Signs of rising fascism in Greece and …

Economic decline. Record unemployment. Anti-immigration. Anger toward government. Does any of this sound familiar? Well this isn’t the American Republican Party we are talking about. These are the markers of a rising fascist movement in Greece, where the neo-Nazi “Golden Dawn” is gaining political momentum. It seems that hardship has a differential effect among nations, bringing citizens together in some countries, and dividing them bitterly in others. In Greece the situation is getting ugly these days. In an article entitled “Fear and Loathing in Athens: The Rise of Golden Dawn and the Far Right,The Guardian describes a tale of civil unraveling that indeed might give US voters something to consider. Put simply, the platforms of Greece’s Golden Dawn and the US Tea Party movements are nearly identical. As The Guardian’s Maria Margolis writes, “You can hear it from blocks away: the deafening beat of Golden Dawn’s favourite band blasting out … ‘Rock for the fatherland, this is our music, we don’t want parasites and foreigners on our land’…Tonight is the opening of the Golden Dawn office in Megara, a once prosperous farming town between Athens and Corinth. “The Greek national socialist party polled more than 15% here – double the national average – in the June election, when it won 18 seats in parliament. (One was taken up by the former bassist with Pogrom, whose hits include Auschwitz and Speak Greek Or Die.)
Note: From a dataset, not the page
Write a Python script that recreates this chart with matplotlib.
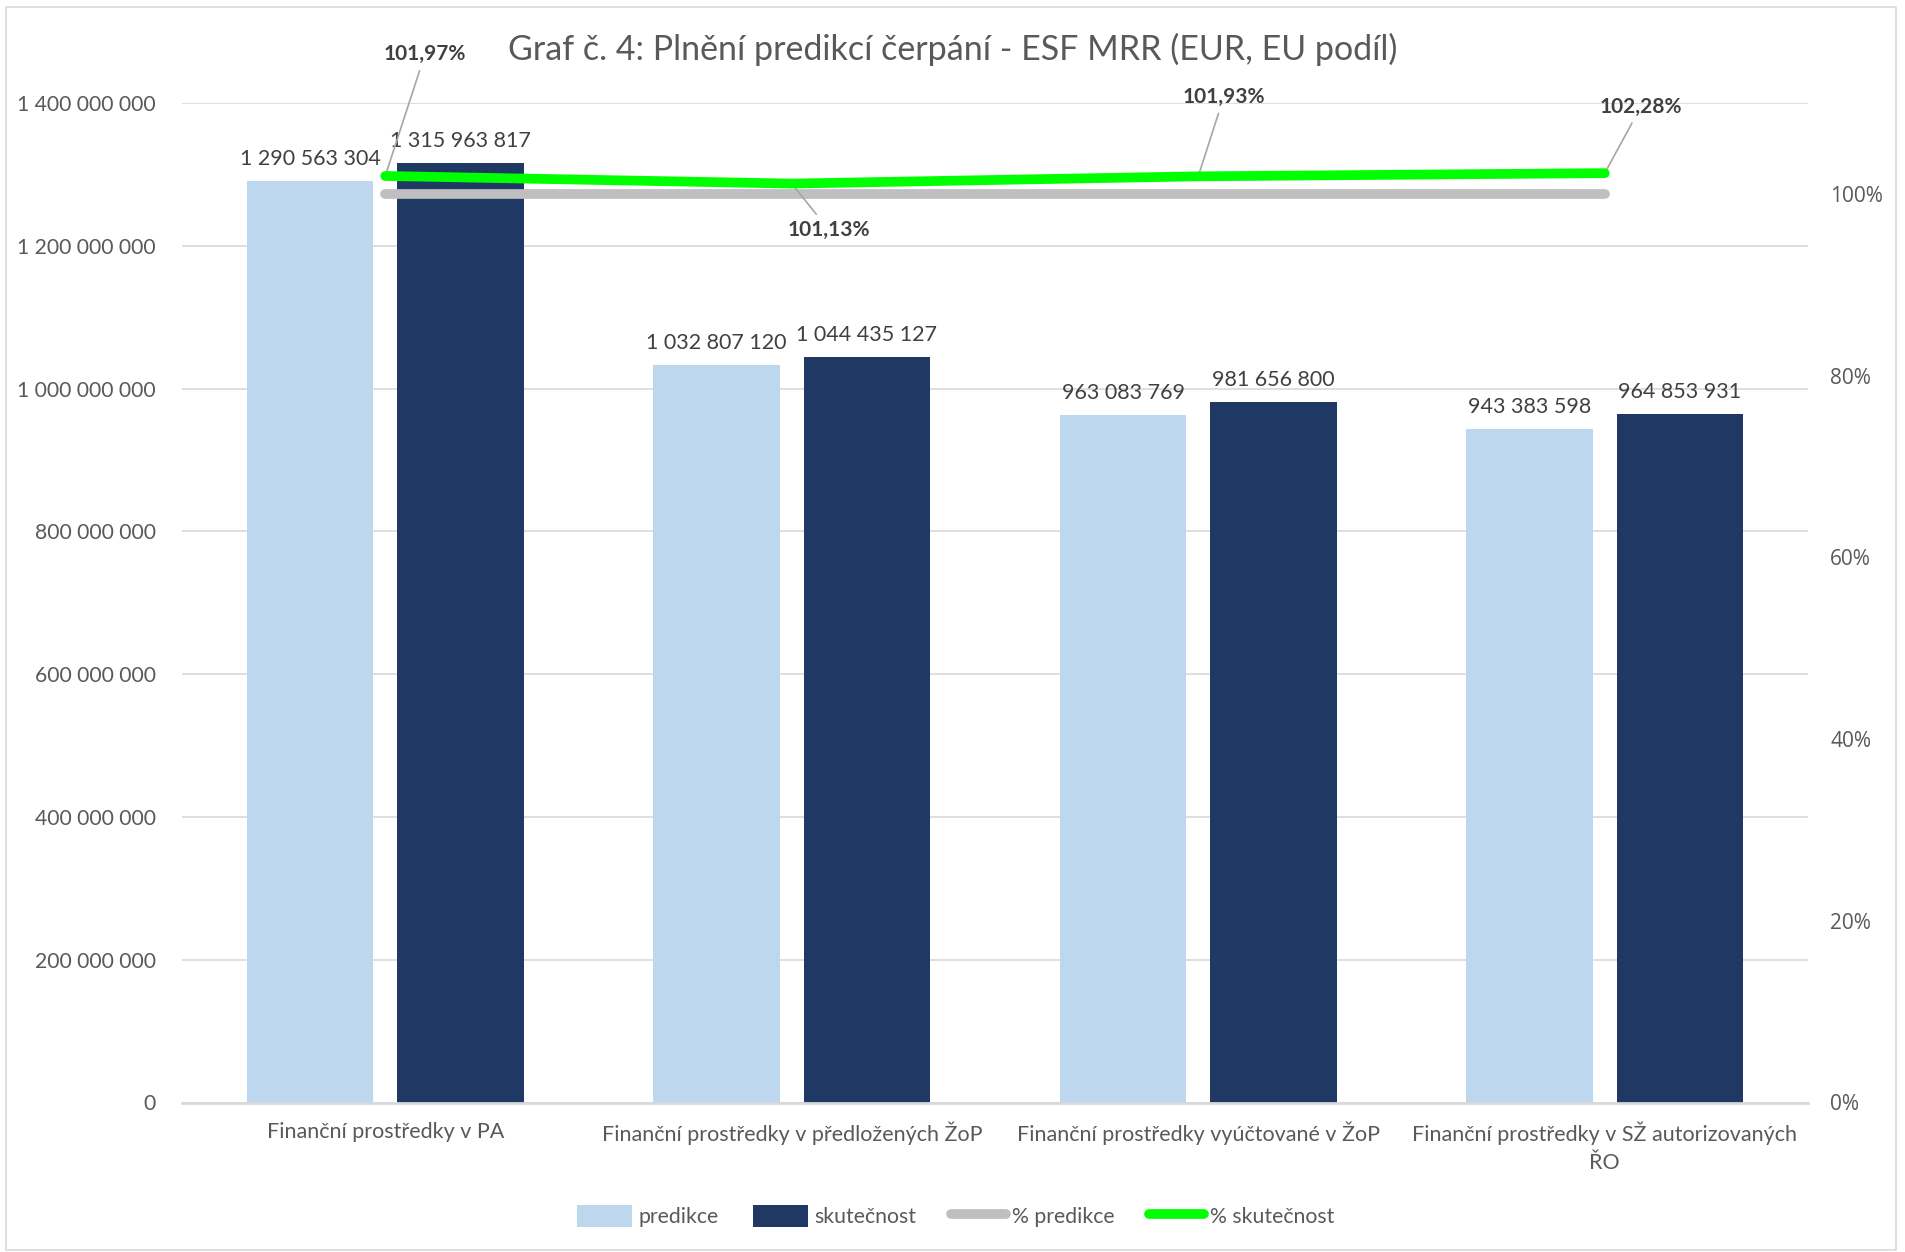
import matplotlib
matplotlib.use("Agg")
import matplotlib.pyplot as plt
from matplotlib.patches import Rectangle, Patch
from matplotlib.lines import Line2D
from matplotlib.ticker import FuncFormatter, MultipleLocator

categories = ["Finanční prostředky v PA",
              "Finanční prostředky v předložených ŽoP",
              "Finanční prostředky vyúčtované v ŽoP",
              "Finanční prostředky v SŽ autorizovaných\nŘO"]
predikce = [1290563304, 1032807120, 963083769, 943383598]
skutecnost = [1315963817, 1044435127, 981656800, 964853931]
pct_predikce = [1.0, 1.0, 1.0, 1.0]
pct_skutecnost = [1.0197, 1.0113, 1.0193, 1.0228]
series_names = ["predikce", "skutečnost", "% predikce", "% skutečnost"]
title = "Graf č. 4: Plnění predikcí čerpání - ESF MRR (EUR, EU podíl)"

C_LIGHT = "#BDD7EE"
C_DARK = "#1F3864"
C_GRAY = "#BFBFBF"
C_GREEN = "#00FF00"
TXT = "#595959"
LBL = "#404040"
FONT = ["Lato", "DejaVu Sans"]

plt.rcParams["font.family"] = FONT

fig = plt.figure(figsize=(19.06, 12.52), dpi=100)
fig.patches.append(Rectangle((6/1906, 2/1252), 1890/1906, 1243/1252, transform=fig.transFigure,
                             fill=False, edgecolor="#D9D9D9", linewidth=1.2))

ax = fig.add_axes([182/1906, 1 - 1102.5/1252, (1808-182)/1906, (1102.5-103)/1252])
x = list(range(len(categories)))
w = 0.311
off = 0.185
b1 = ax.bar([i - off for i in x], predikce, width=w, color=C_LIGHT, zorder=2)
b2 = ax.bar([i + off for i in x], skutecnost, width=w, color=C_DARK, zorder=2)

fmt_num = lambda v: f"{v:,.0f}".replace(",", " ")
for bars, vals in ((b1, predikce), (b2, skutecnost)):
    for r, v in zip(bars, vals):
        ax.annotate(fmt_num(v), (r.get_x() + r.get_width()/2, v), xytext=(0, 8.5),
                    textcoords="offset points", ha="center", va="bottom",
                    fontsize=15.5, color=LBL)

ax.set_xlim(-0.5, len(categories) - 0.5)
ax.set_ylim(0, 1.4e9)
ax.yaxis.set_major_locator(MultipleLocator(2e8))
ax.yaxis.set_major_formatter(FuncFormatter(lambda v, p: fmt_num(v)))
ax.grid(axis="y", color="#D9D9D9", linewidth=1.2, zorder=0)
ax.set_axisbelow(True)
for s in ["top", "right", "left"]:
    ax.spines[s].set_visible(False)
ax.spines["bottom"].set_color("#D9D9D9")
ax.spines["bottom"].set_linewidth(2)
ax.set_xticks(x)
ax.set_xticklabels(categories, fontsize=15.5, color=TXT, linespacing=1.5)
ax.tick_params(axis="x", length=0, pad=14)
ax.tick_params(axis="y", length=0, pad=19, labelsize=15.2, labelcolor=TXT)

ax2 = ax.twinx()
ax2.set_ylim(0, 1.1)
ax2.yaxis.set_major_locator(MultipleLocator(0.2))
ax2.yaxis.set_major_formatter(FuncFormatter(lambda v, p: f"{v*100:.0f}%" if v <= 1.0001 else ""))
for s in ["top", "right", "left", "bottom"]:
    ax2.spines[s].set_visible(False)
ax2.tick_params(axis="y", length=0, pad=16, labelcolor=TXT)
for t in ax2.get_yticklabels():
    t.set_fontfamily(["Open Sans", "DejaVu Sans"])
    t.set_fontsize(15)

ax2.plot(x, pct_predikce, color=C_GRAY, linewidth=7, solid_capstyle="round", zorder=3)
ax2.plot(x, pct_skutecnost, color=C_GREEN, linewidth=7, solid_capstyle="round", zorder=4)

label_pos = [(0.098, 1.154), (1.092, 0.960), (2.063, 1.107), (3.089, 1.096)]
for i, (v, pos) in enumerate(zip(pct_skutecnost, label_pos)):
    ax2.annotate(f"{v*100:.2f}%".replace(".", ","), (x[i], v), xytext=pos, textcoords="data",
                 ha="center", va="center", fontsize=15, fontweight="bold", color=LBL,
                 annotation_clip=False,
                 arrowprops=dict(arrowstyle="-", color="#A6A6A6", lw=1.2, shrinkA=3, shrinkB=2))

fig.text(0.5, 1 - 49/1252, title, ha="center", va="center", fontsize=24.5, color=TXT)

handles = [Patch(facecolor=C_LIGHT), Patch(facecolor=C_DARK),
           Line2D([0], [0], color=C_GRAY, lw=7, solid_capstyle="round"),
           Line2D([0], [0], color=C_GREEN, lw=7, solid_capstyle="round")]
fig.legend(handles, series_names, loc="center", bbox_to_anchor=(956/1906, 1 - 1216/1252), ncol=4,
           frameon=False, fontsize=15.3, labelcolor=TXT, handlelength=2.6, handleheight=1.2,
           handletextpad=0.3, columnspacing=1.6)

fig.savefig("out.png", dpi=100)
“Legitimised by democracy and by the media, Golden Dawn is opening branches in towns all over Greece and regularly coming third in national opinion polls. Its black-shirted vigilantes have been beating up immigrants for more than three years, unmolested by the police; lately they’ve taken to attacking Greeks they suspect of being gay or on the left. MPs participate proudly in the violence. In September, three of them led gangs of black-shirted heavies through street fairs in the towns of Rafina and Messolonghi, smashing up immigrant traders’ stalls with Greek flags on thick poles. Such attacks are almost never prosecuted or punished. Ask Kayu Ligopora, of the Athens Tanzanian Community Association, whose premises were vandalised by around 80 “local residents” on 25 September after police walked away. He’s lived in Greece for 20 years; for the first time, he says, he’s thinking about leaving. Or Hussain Ahulam, 22, who told me how four men with dogs and a metal crowbar left him bleeding and unconscious by the side of the road as he walked home one day. Or 21-year-old HH, a Greek citizen of Egyptian origin, who was beaten on 12 October by three men with chains as he stepped off the trolley bus, and whose sight may be damaged for good.”